Description of the task: Reproduce the listing word for word, leaving every picture behind.

Dataset excerpt:
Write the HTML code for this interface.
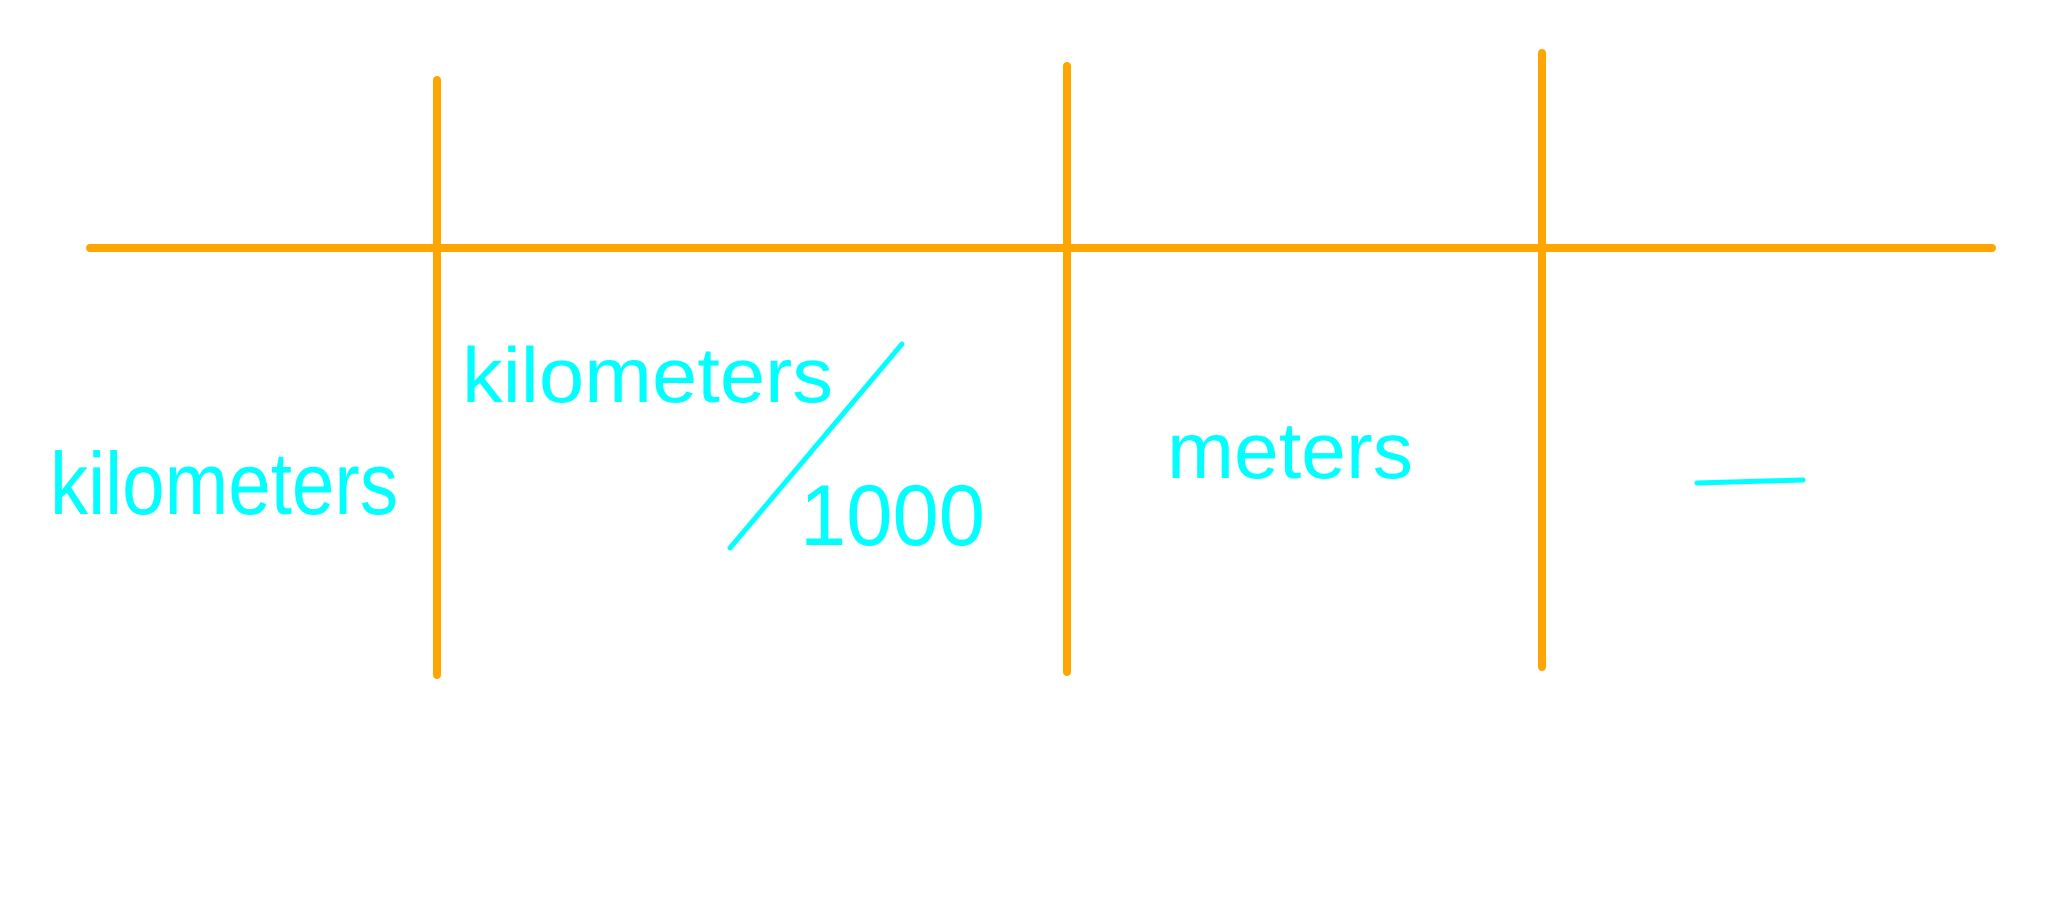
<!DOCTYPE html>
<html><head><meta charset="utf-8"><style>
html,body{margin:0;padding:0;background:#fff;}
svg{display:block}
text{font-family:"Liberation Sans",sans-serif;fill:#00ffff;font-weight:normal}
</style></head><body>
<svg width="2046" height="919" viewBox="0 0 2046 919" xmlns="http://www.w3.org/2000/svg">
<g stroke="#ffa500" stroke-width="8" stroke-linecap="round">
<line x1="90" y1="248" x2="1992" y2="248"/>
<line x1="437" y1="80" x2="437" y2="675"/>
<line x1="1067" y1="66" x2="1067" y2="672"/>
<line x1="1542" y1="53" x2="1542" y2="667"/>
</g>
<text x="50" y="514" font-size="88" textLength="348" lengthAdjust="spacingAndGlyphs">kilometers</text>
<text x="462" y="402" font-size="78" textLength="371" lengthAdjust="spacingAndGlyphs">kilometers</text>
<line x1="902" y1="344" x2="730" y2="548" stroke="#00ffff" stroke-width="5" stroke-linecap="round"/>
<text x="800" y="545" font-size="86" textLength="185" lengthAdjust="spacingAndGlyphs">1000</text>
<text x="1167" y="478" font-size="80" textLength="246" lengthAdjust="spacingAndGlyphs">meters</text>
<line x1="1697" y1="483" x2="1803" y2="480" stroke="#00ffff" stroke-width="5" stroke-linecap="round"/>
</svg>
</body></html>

Written solution:
Write the HTML code for this interface.
<!DOCTYPE html>
<html><head><meta charset="utf-8"><style>
html,body{margin:0;padding:0;background:#fff;}
svg{display:block}
text{font-family:"Liberation Sans",sans-serif;fill:#00ffff;font-weight:normal}
</style></head><body>
<svg width="2046" height="919" viewBox="0 0 2046 919" xmlns="http://www.w3.org/2000/svg">
<g stroke="#ffa500" stroke-width="8" stroke-linecap="round">
<line x1="90" y1="248" x2="1992" y2="248"/>
<line x1="437" y1="80" x2="437" y2="675"/>
<line x1="1067" y1="66" x2="1067" y2="672"/>
<line x1="1542" y1="53" x2="1542" y2="667"/>
</g>
<text x="50" y="514" font-size="88" textLength="348" lengthAdjust="spacingAndGlyphs">kilometers</text>
<text x="462" y="402" font-size="78" textLength="371" lengthAdjust="spacingAndGlyphs">kilometers</text>
<line x1="902" y1="344" x2="730" y2="548" stroke="#00ffff" stroke-width="5" stroke-linecap="round"/>
<text x="800" y="545" font-size="86" textLength="185" lengthAdjust="spacingAndGlyphs">1000</text>
<text x="1167" y="478" font-size="80" textLength="246" lengthAdjust="spacingAndGlyphs">meters</text>
<line x1="1697" y1="483" x2="1803" y2="480" stroke="#00ffff" stroke-width="5" stroke-linecap="round"/>
</svg>
</body></html>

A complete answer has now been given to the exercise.